IKEA Billy Bookcase Built-ins Hack

By Corbin


The first step is to remove the baseboards and carpet. You will not want to build something like this on top of the carpet. To remove the carpet I just used a utility knife, but I know there are also special tools that you can use to make the job easier. 

Step 1

After the carpet and baseboards were out of the way we started building the base that we would place the billy bookcases on. We have an 8-foot wall and the billy bookcase is only 6 1/2 feet tall so we decide to put them on top of a 6-inch platform to get them a little closer to the ceiling. 

Step 2

Assemble the billy bookcases. We decided to shave off the back of the bookcases and use some smooth 1/4 inch plywood for the backing. This is completely optional, and honestly, if I were to do this again, I wouldn’t shave off the back.

Step 3

Next, we need to build the support to attach the bookcase to the wall. This is what gives them that “built-in” look. We took a common 1x6x8 and attached it to the side of the wall. Then we used 4 pieces of scape wood to bring the support 11 inches wide.

Step 4

Screw in your bookcase to the sides of the supports that you just built.

Step 5

It is time to start making those bookcases look built-in and beautiful. Start first by adding MDF board to the baseboard. The base is 6 inches high so we just got a 6 inch wide MDF board and slapped it on there with a brad nailer. Because we wanted our base to stick out a few inches we covered the top 2 inches with MDF board as well. 

Step 6

Add MDF trim to the shelves for a thicker more custom shelf look.

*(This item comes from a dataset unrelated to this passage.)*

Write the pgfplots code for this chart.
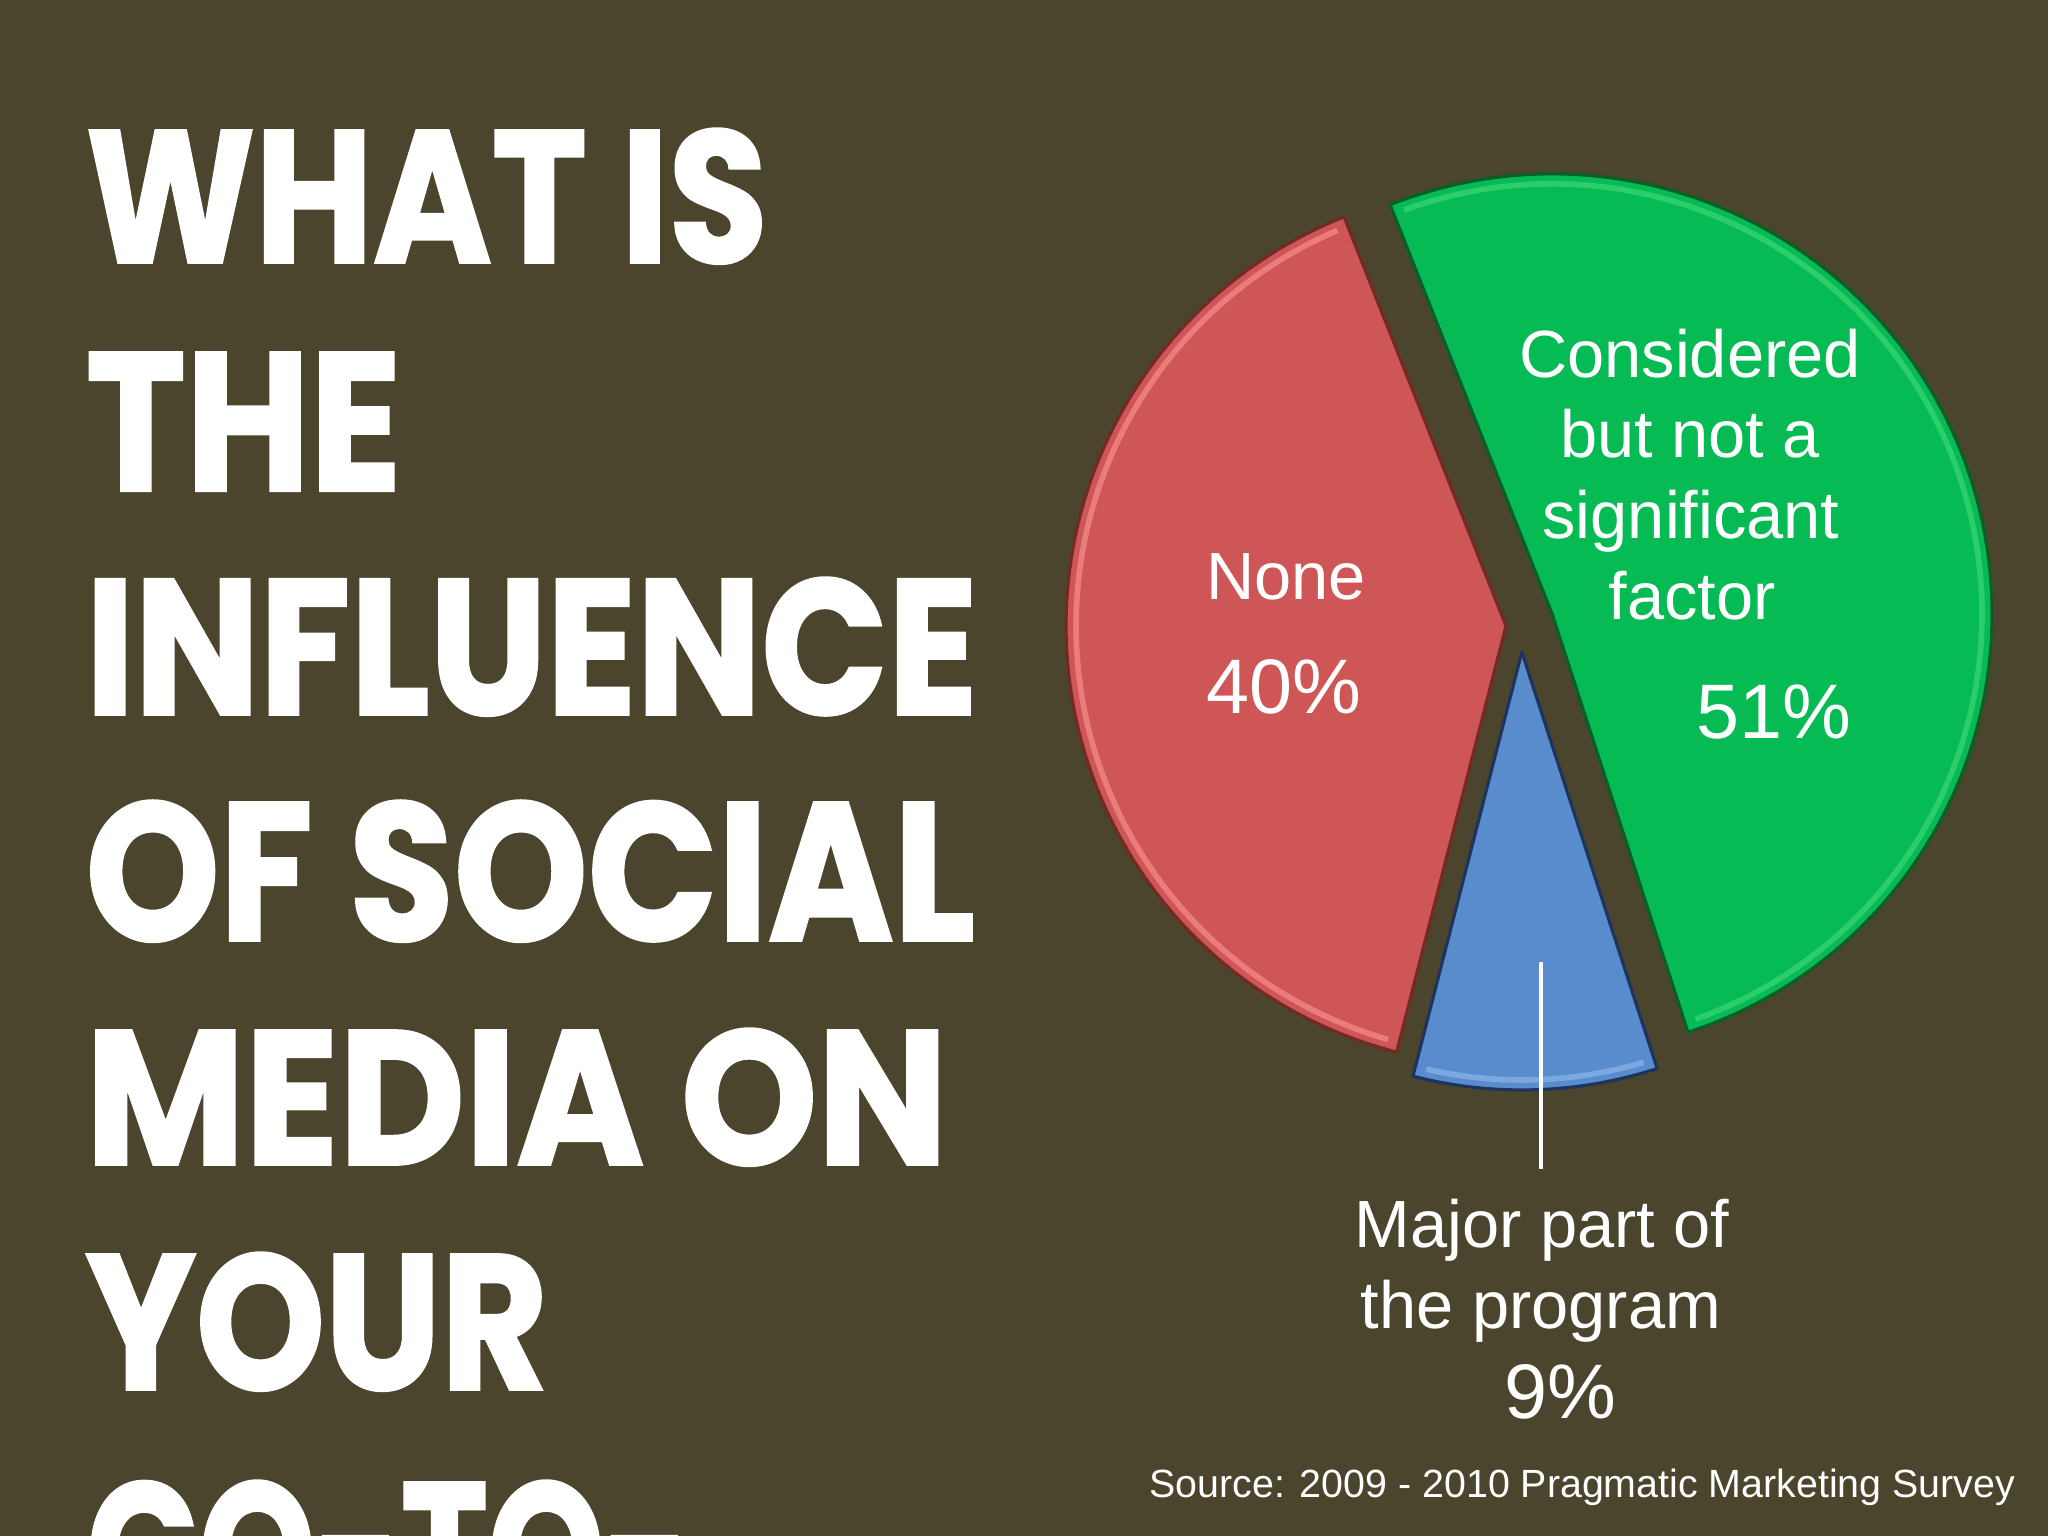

You can use whatever size MDF you choose, but we went with 1 1/2 inch.

Step 7

To fill in the gap between the ceiling and the bookcase we used the 3/4 inch birch plywood. We attached these pieces to the same board for the bookcase.

Step 8

We took a little bit of a lazy route for the crown molding. We kept it simple with a single piece of MDF across the top. Like I said this is kind of a lazy/easy way to do the molding. Don’t forget to cut your end at a 45-degree angle for clean joints.

Step 9

Now it is time to fill in nail holes with some spackle. If you have any nails that are sticking up a bit a recommend using a nail set to the nail flush with the wood. After all your holes are dry go through and give them a lite sand with 220 grit sandpaper.

Step 10

Use paintable caulk to fill in all the cracks and joints where you attached the MDF boards

Step 11

Paint. I recommend using a paint sprayer for this job. We ended up painting with a roller and brush, but it would have been so much better and faster if we used a paint sprayer.